- Trump is ineligible from appearing on Maine’s primary ballot, the state’s secretary of state ruled.
- The Colorado Supreme Court issued a similar ruling barring Trump from the election last week.
- Maine’s secretary of state, who is a Democrat, issued a 34-page ruling on her decision Thursday.
Maine’s secretary of state issued a Thursday decision ruling former President Donald Trump is ineligible to appear on the state’s primary ballot because of his ties to the January 6, 2021 insurrection.
Maine is the second state to try and ban Trump from the coming 2024 primary election following a landmark Colorado Supreme Court decision that did the same last week.
Shenna Bellows, Maine’s secretary of state and a Democrat, issued a 34-page decision explaining her reasoning for barring Trump from the ballot after hearing three different complaints challenging his credibility earlier this month.
In her decision, Bellows cited Section 3 of the Fourteenth Amendment, the same section used in the 4-3 Colorado court decision, which states that anyone who “engaged in insurrection or rebellion” against the US Constitution cannot hold office.
A spokesperson for Trump released a statement soon after the decision was published, accusing Bellows of being a “virulent leftists” and “hyper-partisan Biden-supporting Democrat.”
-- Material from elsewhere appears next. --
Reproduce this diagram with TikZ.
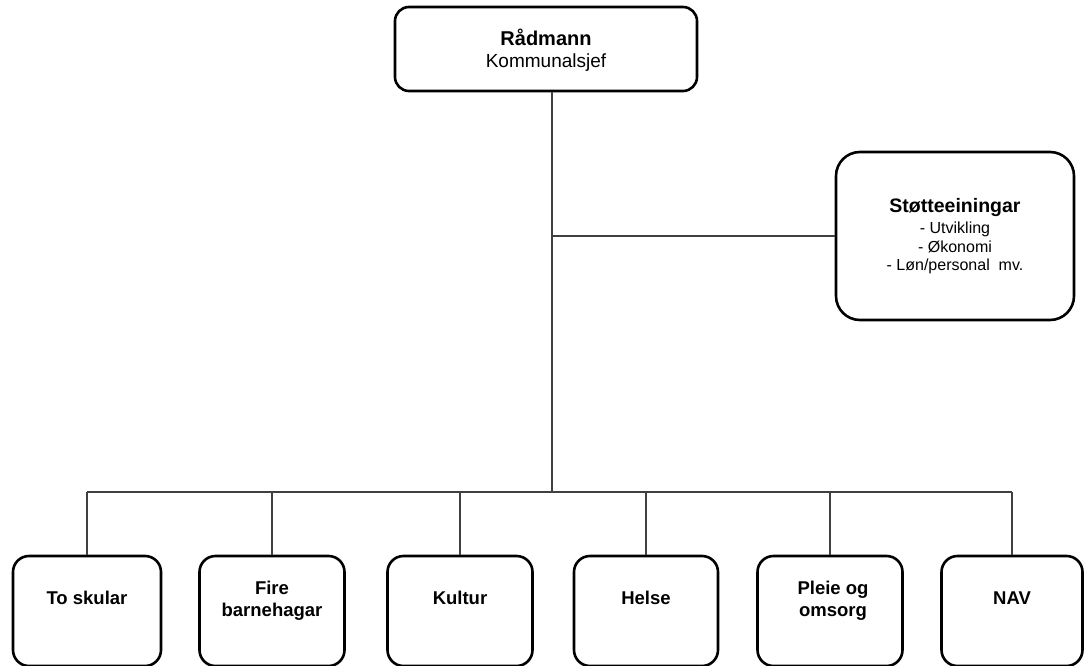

“We are witnessing, in real-time, the attempted theft of an election and the disenfranchisement of the American voter. Democrats in blue states are recklessly and un-Constitutionally suspending the civil rights of the American voters by attempting to summarily remove President Trump’s name from the ballot,” the statement said.
Bellows’s ruling came less than two weeks after the Colorado Supreme Court moved to disqualify Trump from the state’s primary ballots.
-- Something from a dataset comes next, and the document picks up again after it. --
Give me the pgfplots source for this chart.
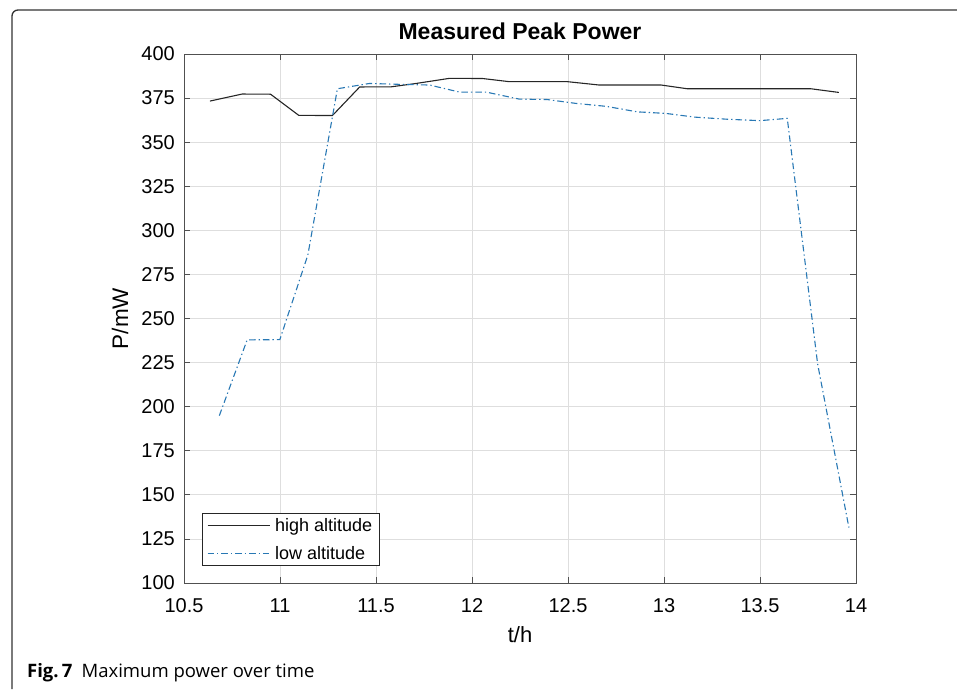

Neither rulings will immediately go into effect. The Colorado Supreme Court stayed its decision until January, allowing the Trump campaign time for an appeal. And Bellows said in her ruling that the decision could not be enforced until after the Supreme Court’s final say.
Trump has said he plans to appeal the Colorado decision to the US Supreme Court.
“While I am cognizant of the fact that my decision could soon be rendered a nullity by a decision of the United States Supreme Court,” Bellows wrote, “that possibility does not relieve me of my responsibility to act.”
The decision to remove a candidate who remains the top runner of the Republican Party represents an extraordinary move by states that even some Democrats, including California Gov. Gavin Newsom, have expressed concerns about.
No presidential candidate in history has been barred from running under the 14th amendment.
On Wednesday, the Michigan Supreme Court ruled that Trump is eligible to appear on the state’s primary ballot. However, the court left room for a challenge that could remove Trump from the ballot during the general election.